North Dakota Wildlife Federation
Spring Brings Varied Fishing Conditions, Regulation Changes
It’s been said the only constant in this world is change, and with the shifting of the seasons, anglers prepare to make the transition from hardwater to running water in pursuit of walleyes, pike, and other popular spring targets in North Dakota. But along with those seasonal changes come the conditions which vary across the map headed into the new season and new regulations that apply to those opportunities as well.
The winter of 2021-22 drew a line halfway down the state, splitting a cold and snowy eastern portion from a relatively dry western section. With the additional snow in the east came concerns regarding winterkill due to reduced oxygen levels in water bodies, especially those smaller slough-type lakes.
Meanwhile in the west, lower water levels headed into spring and limited runoff from minimal snowpack locally and in the mountains out west which fuel the Missouri River may create access issues as the season wears on, according to North Dakota Game & Fish Department (NDG&F) Fisheries Division Chief Greg Power.
“The crews across the state did our water quality checks in the dead of winter and we had maybe 10 to 12 lakes of some concern, but they’re extremely marginal lakes and [that’s] nothing new with them,” Power stated, adding that in the west, “access is going to be the bigger issue this summer - fishing access and boating access.”
Changes to state regulations governing angling in North Dakota are also effective this spring as the new license year begins on Apr. 1, 2022, the date when all anglers will be required to purchase new licenses in order to fish the state’s waters. Two of the more significant changes in fishing rules are aimed at expanding angler opportunities in the state, the first of which being the expansion of smallmouth and largemouth bass (separately or combined) daily and possession limits from three to five, and from six to
ten, respectively. Based on abundant opportunities for anglers to pursue these species, and biological and creel data which shows most bass are caught and immediately released by anglers regardless of daily limits, the NDG&F expanded the limits statewide to match those which have been in place on Lake Sakakawea for the past two seasons.
“Two years ago we did go to this expanded limit of five fish daily on the big waters. We allowed it, we looked at the harvest, and it was exactly as we thought, there were no issues,” Power explains, adding, “our statistics show ninety-some percent of them are released…and we still have so many opportunities, it’s an untapped resource throughout the state.”
While not applicable for spring, the NDG&F also added walleyes on Lake Sakakawea, the Missouri River and Lake Oahe as legal quarry for darkhouse spearfishing through the ice each season starting at ice-up in 2022. Previously, the only species legal to take with a spear in the state were northern pike and rough fish such as carp and buffalo. The addition of the state’s most popular gamefish likely will not impact their populations in any tangible manner, according to Power, and on those waters where the opportunity will be open, they’re hard to come by in those depths where spearing is an effective means of taking fish.
“We don’t have biological concerns, it may be more of a social deal for some. But law enforcement, game wardens, staff, our field biologists, everybody felt good about this additional opportunity.
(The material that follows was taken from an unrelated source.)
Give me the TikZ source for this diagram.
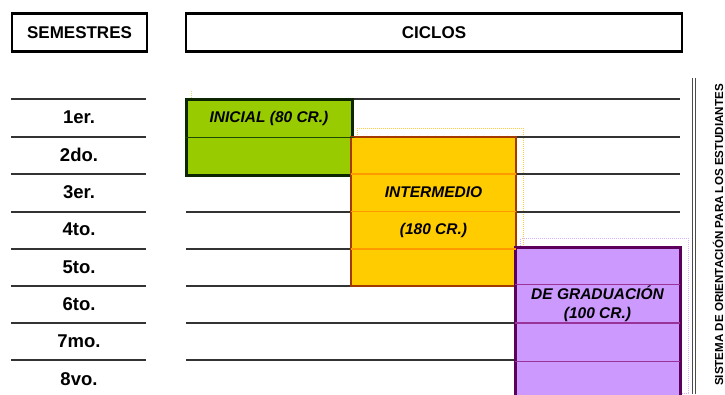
\documentclass[tikz,border=0pt]{standalone}
\usepackage{fontspec}
\setmainfont{Liberation Sans}
\usetikzlibrary{calc, backgrounds}
\definecolor{inifill}{HTML}{99CC00}
\definecolor{iniedge}{HTML}{0B2600}
\definecolor{inirule}{HTML}{1E4A00}
\definecolor{inishade}{HTML}{C8E27A}
\definecolor{intfill}{HTML}{FFCC00}
\definecolor{intedge}{HTML}{A33A00}
\definecolor{intrule}{HTML}{FF9900}
\definecolor{intshade}{HTML}{FFCC44}
\definecolor{gradfill}{HTML}{CC99FF}
\definecolor{gradedge}{HTML}{5C005C}
\definecolor{gradrule}{HTML}{993399}
\definecolor{gradshade}{HTML}{D6B0FF}
\tikzset{
    head-box/.style={
        draw, line width=2.5pt, inner sep=0pt, minimum height=38pt,
        font=\fontsize{17}{20}\selectfont\bfseries
    },
    sem-label/.style={inner sep=0pt, font=\fontsize{18.5}{22}\selectfont\bfseries},
    row-line/.style={draw=black!80, line width=1.4pt},
    cycle-box/.style={inner sep=0pt},
    cycle-text/.style={inner sep=0pt, align=center, font=\fontsize{15.5}{19}\selectfont\bfseries\itshape},
    shade-line/.style={densely dotted, line width=1pt},
}

\begin{document}
\begin{tikzpicture}[x=1pt, y=-1pt]
    \useasboundingbox (0,0) rectangle (725,394);

        % HEADERS
        \node[head-box, minimum width=135pt] (SEM) at (79.5,32.5)  {SEMESTRES};
        \node[head-box, minimum width=496pt] (CIC) at (434,32.5)   {CICLOS};

        % ROW LINES
        \foreach \y in {99,137,174,212,249,286,323,360} {
            \draw[row-line] (11,\y)  -- (146,\y);
            \draw[row-line] (186,\y) -- (680,\y);
        }

        % SEMESTERS
        \foreach \lab [count=\i] in {1er.,2do.,3er.,4to.,5to.,6to.,7mo.,8vo.} {
            \node[sem-label] (S\i) at (79,{99+37.3*(\i-0.5)}) {\lab};
        }

        % CYCLE BOXES
        \node[cycle-box, fill=inifill, draw=iniedge, line width=3pt,
              minimum width=166pt, minimum height=76pt]   (INI)  at (269,137)     {};
        \node[cycle-box, fill=intfill, draw=intedge, line width=1.8pt,
              minimum width=165pt, minimum height=149pt]  (INT)  at (433.5,211.5) {};
        \node[cycle-box, fill=gradfill, draw=gradedge, line width=3pt,
              minimum width=165pt, minimum height=152pt]  (GRAD) at (597.5,323)   {};

        % RULES INSIDE THE BOXES
        \draw[inirule, line width=1pt] (INI.west) -- (INI.east);
        \foreach \f in {.25,.5,.75} {
            \draw[intrule, line width=1.5pt]
                ($(INT.north west)!\f!(INT.south west)+(1,0)$) -- ($(INT.north east)!\f!(INT.south east)+(-1,0)$);
            \draw[gradrule, line width=1.2pt]
                ($(GRAD.north west)!\f!(GRAD.south west)+(1.5,0)$) -- ($(GRAD.north east)!\f!(GRAD.south east)+(-1.5,0)$);
        }

        % SHADES
        \begin{scope}[on background layer]
            \draw[shade-line, draw=inishade]  ($(INI.north west)+(7,-7)$) -- ($(INI.north west)+(7,0)$);
            \draw[shade-line, draw=intshade]  ($(INT.north west)+(7,-8)$) rectangle ($(INT.south east)+(7,-8)$);
            \draw[shade-line, draw=gradshade] ($(GRAD.north west)+(7,-7)$) rectangle ($(GRAD.south east)+(7,-7)$);
        \end{scope}

        % CYCLE TEXTS
        \node[cycle-text] (INI-T)  at ($(INI.north)!.5!(INI.center)+(0,1)$)   {INICIAL (80 CR.)};
        \node[cycle-text] (INT-T1) at ($(INT.north)!.375!(INT.south)$)        {INTERMEDIO};
        \node[cycle-text] (INT-T2) at ($(INT.north)!.625!(INT.south)$)        {(180 CR.)};
        \node[cycle-text] (GRAD-T) at ($(GRAD.north)!.375!(GRAD.south)$)      {DE GRADUACIÓN\\(100 CR.)};

        % SIDE BAR
        \coordinate[] (BAR1T) at (692,78);
        \coordinate[] (BAR1B) at (692,394);
        \coordinate[] (BAR2T) at (695.5,78);
        \coordinate[] (BAR2B) at (695.5,394);
        \draw[black!70, line width=1pt] (BAR1T) -- (BAR1B);
        \draw[black!70, line width=1pt] (BAR2T) -- (BAR2B);
        \node[rotate=90, inner sep=0pt, font=\fontsize{11.6}{13}\selectfont\bfseries] (SOE) at (718,235)
            {SISTEMA DE ORIENTACIÓN PARA LOS ESTUDIANTES};

\end{tikzpicture}
\end{document}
Anybody that does darkhouse spearfish knows that you don’t see many walleye, and the fact that we close the season on Mar. 15, the concern of a lot of prespawn, big females concentrated in an area, that goes away, because it’s plenty early yet,” Power explains.
Just More Opportunity
The angling year in North Dakota remains open for all species with limited exceptions in the state, where other jurisdictions in the region, such as Minnesota, close many of their gamefish seasons from late February into May. Studies by the NDG&F have shown that spring fishing on the state’s waters has a minimal impact on game fish populations, and fishing pressure is not significant enough to justify closure.
“The concern way, way back was that with the fish concentrating in the spring of the year there would be overharvest, and again, we never saw it and we still don’t see that. It’s just more opportunity, its an ease of regulations for people. That’s what fishing should be about, just go out and not have to worry about ‘this is closed, this is open, what you can and can’t do,’ and trying to make it as simple as possible,” Power concludes.
New North Dakota fishing and hunting licenses for 2022-23 can be purchased online at gf.nd.gov under the Buy and Apply tab.